WORK TO BE COMPLETED - Nothing outside the lines from the one containing "What Altair code" down to the one containing "import pandas as pd" belongs in the copy; print that span exactly, both ends included, with pictures removed.

— Begin RECORDS FOR THE TASK —

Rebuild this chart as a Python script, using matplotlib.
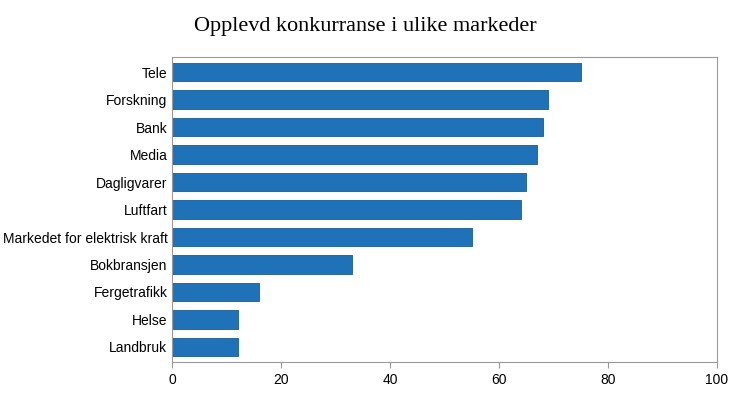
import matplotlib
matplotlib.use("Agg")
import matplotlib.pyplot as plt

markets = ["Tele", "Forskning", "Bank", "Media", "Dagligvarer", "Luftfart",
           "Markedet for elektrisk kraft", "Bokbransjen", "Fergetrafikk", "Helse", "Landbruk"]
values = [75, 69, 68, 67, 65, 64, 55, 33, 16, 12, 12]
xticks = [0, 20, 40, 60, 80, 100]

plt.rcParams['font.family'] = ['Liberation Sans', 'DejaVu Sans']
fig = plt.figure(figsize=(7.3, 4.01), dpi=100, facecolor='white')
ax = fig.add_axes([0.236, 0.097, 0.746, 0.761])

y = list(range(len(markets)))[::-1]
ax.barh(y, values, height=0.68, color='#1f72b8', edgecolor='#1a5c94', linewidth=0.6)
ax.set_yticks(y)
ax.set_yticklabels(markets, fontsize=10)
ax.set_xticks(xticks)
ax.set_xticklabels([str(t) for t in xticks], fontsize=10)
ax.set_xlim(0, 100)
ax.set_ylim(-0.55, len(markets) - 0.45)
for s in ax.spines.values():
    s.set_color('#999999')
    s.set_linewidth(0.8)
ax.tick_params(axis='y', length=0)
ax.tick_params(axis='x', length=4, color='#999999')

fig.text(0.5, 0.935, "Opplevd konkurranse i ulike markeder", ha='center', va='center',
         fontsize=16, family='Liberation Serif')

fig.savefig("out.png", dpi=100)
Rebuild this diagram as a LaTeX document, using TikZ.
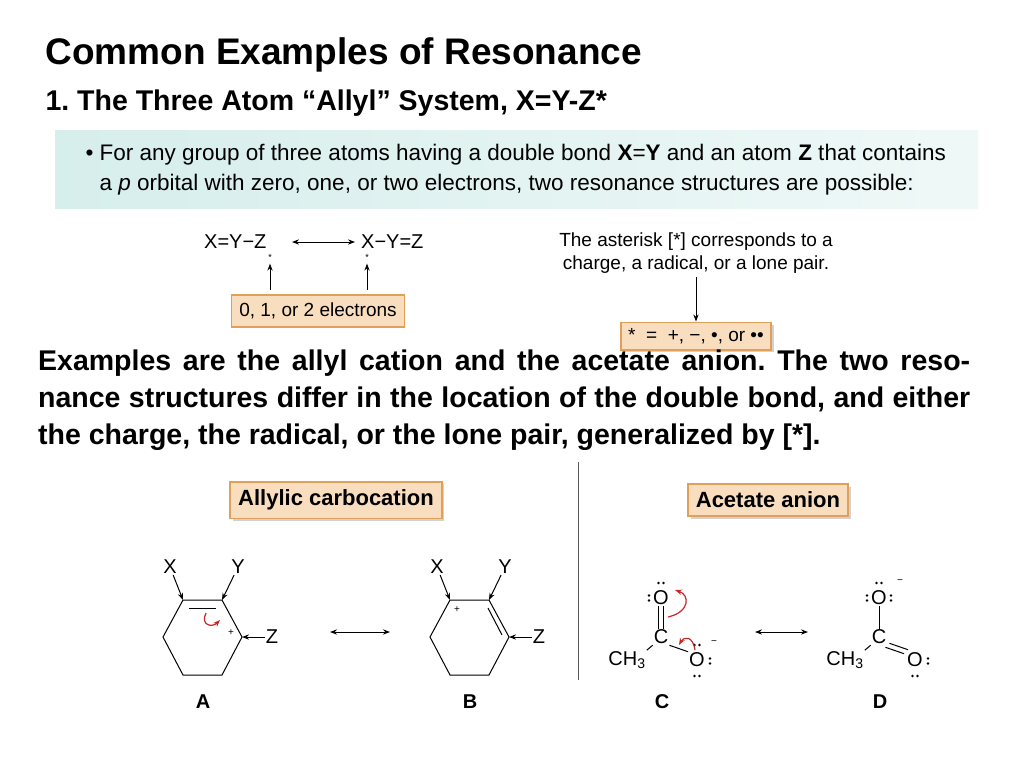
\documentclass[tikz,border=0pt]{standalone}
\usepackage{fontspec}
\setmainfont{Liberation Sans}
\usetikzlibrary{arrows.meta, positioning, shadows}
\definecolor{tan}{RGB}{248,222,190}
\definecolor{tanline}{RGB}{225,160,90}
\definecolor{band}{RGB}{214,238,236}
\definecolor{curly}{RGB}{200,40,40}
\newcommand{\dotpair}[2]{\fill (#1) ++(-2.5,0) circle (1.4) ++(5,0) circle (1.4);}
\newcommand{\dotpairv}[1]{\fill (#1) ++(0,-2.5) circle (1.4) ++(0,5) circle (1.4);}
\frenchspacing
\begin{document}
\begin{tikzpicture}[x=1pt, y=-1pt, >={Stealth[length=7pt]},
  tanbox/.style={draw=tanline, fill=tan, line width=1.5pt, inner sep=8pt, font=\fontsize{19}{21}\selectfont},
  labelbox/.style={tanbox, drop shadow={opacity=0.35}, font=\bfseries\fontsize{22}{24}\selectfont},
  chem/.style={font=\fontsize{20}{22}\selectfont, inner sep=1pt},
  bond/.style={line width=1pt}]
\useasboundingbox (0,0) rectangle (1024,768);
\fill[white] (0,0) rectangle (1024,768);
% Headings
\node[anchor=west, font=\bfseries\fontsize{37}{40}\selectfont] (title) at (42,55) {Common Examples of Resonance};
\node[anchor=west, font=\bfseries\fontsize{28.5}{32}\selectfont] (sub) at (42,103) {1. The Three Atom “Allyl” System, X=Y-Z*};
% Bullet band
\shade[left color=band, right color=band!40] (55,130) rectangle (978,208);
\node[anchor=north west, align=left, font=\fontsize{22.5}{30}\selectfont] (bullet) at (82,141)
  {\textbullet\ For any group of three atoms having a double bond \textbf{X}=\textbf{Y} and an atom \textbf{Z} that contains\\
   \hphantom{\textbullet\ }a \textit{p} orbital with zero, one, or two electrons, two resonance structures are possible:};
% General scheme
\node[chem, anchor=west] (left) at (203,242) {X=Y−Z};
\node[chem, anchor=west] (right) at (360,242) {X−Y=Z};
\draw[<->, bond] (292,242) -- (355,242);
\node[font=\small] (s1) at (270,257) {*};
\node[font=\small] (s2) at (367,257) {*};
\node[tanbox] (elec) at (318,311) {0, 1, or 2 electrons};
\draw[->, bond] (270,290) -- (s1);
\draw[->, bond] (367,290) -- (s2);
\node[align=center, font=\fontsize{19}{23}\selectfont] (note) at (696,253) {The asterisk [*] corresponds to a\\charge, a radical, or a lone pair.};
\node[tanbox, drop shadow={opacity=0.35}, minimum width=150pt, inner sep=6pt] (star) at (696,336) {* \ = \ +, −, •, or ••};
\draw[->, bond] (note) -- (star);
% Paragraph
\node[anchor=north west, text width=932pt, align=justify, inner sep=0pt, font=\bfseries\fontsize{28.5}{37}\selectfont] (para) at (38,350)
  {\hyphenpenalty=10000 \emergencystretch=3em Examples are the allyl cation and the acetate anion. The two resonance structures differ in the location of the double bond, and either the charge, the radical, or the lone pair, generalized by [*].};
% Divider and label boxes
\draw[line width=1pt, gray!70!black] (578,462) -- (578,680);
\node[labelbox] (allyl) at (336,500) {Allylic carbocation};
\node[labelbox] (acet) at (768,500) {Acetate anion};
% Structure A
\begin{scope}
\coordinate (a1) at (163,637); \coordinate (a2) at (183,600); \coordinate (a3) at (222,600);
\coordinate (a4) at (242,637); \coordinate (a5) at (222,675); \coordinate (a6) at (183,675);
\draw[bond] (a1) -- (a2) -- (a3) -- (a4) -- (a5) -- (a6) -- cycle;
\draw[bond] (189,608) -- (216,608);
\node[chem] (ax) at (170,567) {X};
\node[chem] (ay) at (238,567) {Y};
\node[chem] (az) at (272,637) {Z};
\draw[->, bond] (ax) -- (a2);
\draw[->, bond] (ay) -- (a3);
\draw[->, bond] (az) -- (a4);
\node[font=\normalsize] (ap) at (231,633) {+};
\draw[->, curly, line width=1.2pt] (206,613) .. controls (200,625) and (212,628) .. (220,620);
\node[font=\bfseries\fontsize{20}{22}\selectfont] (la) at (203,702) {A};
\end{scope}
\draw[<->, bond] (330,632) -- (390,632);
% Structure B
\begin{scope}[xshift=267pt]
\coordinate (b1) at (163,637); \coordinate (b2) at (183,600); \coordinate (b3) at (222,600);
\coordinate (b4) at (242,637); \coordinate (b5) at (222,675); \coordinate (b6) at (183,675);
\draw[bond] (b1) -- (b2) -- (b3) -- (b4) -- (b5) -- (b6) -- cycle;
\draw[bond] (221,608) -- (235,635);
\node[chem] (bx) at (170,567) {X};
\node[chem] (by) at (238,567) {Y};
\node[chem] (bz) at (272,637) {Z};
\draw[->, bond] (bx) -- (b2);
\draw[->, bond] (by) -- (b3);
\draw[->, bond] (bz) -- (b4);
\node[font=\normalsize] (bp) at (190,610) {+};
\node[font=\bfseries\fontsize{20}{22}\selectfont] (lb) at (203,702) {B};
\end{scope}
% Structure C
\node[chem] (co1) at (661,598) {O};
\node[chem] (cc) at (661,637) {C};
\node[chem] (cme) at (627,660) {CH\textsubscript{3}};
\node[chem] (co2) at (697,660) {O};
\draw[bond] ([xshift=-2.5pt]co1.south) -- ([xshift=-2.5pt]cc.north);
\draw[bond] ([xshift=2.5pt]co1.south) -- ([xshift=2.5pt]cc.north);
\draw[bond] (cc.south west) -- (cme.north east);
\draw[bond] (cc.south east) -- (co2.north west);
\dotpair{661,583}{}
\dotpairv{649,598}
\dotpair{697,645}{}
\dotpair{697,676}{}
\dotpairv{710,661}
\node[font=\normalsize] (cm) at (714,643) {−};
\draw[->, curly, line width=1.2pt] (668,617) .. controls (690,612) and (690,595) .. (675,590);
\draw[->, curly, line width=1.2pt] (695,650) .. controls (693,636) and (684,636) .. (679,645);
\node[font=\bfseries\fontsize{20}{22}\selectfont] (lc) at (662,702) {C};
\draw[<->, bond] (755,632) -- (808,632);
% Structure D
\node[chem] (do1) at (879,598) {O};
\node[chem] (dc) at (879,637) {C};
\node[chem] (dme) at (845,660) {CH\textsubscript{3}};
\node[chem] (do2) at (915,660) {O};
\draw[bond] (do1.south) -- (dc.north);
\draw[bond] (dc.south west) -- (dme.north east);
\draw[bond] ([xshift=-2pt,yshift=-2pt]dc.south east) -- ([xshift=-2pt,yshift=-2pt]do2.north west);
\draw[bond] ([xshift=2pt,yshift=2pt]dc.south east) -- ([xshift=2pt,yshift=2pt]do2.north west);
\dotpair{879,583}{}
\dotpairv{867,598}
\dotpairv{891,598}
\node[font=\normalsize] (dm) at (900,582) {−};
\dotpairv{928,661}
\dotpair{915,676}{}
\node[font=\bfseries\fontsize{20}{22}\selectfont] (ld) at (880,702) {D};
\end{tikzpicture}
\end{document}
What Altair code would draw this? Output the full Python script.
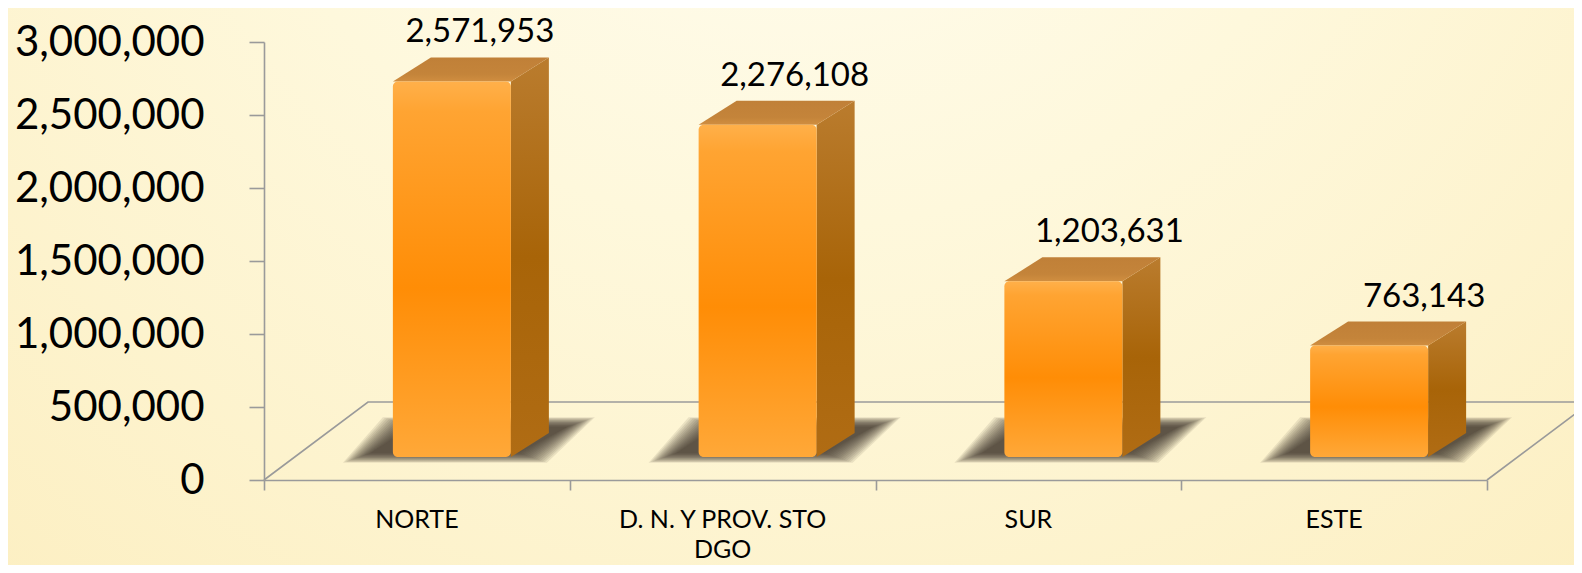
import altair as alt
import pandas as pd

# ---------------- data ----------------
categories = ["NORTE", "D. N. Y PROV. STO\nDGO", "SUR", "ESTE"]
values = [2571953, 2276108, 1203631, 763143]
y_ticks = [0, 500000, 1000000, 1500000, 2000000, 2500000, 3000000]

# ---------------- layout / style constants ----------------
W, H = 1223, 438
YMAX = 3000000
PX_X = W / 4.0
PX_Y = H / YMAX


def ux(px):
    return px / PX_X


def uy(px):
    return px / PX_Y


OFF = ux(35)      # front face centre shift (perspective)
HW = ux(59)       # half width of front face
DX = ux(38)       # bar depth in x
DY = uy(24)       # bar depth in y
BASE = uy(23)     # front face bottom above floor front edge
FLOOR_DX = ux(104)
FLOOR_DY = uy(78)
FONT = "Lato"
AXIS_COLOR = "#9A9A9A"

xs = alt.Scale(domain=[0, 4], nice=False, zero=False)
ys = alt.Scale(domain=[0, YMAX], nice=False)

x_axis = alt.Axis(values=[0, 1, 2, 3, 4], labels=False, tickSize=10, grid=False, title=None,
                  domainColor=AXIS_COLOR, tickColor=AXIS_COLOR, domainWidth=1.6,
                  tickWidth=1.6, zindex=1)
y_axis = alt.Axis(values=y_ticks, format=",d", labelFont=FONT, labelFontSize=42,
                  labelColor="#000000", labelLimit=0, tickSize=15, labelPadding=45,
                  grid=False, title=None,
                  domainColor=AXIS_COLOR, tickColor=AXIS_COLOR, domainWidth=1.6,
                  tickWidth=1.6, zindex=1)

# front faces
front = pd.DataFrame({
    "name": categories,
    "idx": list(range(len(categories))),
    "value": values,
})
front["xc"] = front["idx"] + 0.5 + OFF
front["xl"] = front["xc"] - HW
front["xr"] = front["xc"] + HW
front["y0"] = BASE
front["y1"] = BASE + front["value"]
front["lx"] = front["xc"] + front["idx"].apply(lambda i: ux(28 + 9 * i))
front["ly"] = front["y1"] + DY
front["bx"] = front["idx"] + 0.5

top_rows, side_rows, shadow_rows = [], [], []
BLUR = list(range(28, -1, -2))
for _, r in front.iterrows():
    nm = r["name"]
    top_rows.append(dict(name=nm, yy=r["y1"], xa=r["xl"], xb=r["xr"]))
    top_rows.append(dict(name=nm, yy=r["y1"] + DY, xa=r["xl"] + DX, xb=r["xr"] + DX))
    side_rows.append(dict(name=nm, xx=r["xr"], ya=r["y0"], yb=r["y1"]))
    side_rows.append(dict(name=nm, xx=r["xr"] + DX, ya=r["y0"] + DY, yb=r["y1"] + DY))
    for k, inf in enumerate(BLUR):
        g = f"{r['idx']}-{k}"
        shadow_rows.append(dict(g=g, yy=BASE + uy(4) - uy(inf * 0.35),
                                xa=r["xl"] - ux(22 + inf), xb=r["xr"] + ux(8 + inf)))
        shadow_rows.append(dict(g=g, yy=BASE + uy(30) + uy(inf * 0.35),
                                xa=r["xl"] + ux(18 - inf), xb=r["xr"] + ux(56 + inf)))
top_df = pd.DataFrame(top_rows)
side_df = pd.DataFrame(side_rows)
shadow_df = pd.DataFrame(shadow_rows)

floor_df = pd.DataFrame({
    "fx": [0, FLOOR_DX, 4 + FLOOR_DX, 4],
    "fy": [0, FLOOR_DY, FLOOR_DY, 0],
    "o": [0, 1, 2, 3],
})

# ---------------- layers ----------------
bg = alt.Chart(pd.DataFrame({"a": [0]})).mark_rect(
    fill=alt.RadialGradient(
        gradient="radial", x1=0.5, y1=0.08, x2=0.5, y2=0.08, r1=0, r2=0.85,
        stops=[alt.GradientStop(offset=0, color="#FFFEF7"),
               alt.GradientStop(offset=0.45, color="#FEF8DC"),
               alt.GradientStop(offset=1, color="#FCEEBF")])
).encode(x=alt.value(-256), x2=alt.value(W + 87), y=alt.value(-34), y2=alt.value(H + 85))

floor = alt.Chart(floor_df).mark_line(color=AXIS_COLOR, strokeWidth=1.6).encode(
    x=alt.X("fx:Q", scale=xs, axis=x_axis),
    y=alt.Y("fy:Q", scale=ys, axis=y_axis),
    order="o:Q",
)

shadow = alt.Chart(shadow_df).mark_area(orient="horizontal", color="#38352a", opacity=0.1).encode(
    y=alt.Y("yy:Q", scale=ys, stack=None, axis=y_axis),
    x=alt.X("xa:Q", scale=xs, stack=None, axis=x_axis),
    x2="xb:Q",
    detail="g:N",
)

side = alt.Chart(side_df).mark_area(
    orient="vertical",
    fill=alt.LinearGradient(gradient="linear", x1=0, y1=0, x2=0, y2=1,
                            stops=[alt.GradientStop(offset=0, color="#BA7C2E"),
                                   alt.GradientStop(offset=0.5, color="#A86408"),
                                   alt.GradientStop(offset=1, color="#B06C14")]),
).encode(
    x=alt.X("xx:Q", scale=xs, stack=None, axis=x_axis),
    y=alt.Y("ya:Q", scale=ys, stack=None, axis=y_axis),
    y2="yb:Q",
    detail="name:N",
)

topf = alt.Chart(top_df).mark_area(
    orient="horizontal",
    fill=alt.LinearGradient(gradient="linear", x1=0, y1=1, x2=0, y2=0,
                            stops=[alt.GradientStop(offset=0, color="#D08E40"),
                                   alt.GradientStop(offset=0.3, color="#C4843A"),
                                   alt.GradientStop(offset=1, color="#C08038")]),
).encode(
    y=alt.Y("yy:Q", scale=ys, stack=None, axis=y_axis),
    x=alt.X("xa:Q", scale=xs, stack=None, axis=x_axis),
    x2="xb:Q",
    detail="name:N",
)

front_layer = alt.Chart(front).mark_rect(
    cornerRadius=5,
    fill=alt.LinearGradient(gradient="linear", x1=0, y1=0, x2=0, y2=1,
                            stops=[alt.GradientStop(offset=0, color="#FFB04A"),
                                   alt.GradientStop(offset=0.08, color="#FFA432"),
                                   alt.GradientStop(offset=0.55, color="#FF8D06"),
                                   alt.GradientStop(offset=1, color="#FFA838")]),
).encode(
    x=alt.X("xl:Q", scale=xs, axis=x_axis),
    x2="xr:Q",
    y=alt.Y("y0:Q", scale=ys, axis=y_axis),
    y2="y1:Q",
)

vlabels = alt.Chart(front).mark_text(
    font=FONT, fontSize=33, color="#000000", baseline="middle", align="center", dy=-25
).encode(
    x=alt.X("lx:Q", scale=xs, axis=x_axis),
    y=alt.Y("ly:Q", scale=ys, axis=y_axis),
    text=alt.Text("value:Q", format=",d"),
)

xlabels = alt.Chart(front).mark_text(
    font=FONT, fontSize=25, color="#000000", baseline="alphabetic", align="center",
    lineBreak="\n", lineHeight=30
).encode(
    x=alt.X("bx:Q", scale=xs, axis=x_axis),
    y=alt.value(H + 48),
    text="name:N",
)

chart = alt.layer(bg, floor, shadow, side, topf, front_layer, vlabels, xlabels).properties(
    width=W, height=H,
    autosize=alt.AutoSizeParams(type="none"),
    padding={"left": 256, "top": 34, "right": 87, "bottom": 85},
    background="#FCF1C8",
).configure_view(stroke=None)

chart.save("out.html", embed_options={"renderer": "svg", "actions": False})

— End RECORDS FOR THE TASK —

RESULT FOR THIS EXERCISE -
What Altair code would draw this? Output the full Python script.
import altair as alt
import pandas as pd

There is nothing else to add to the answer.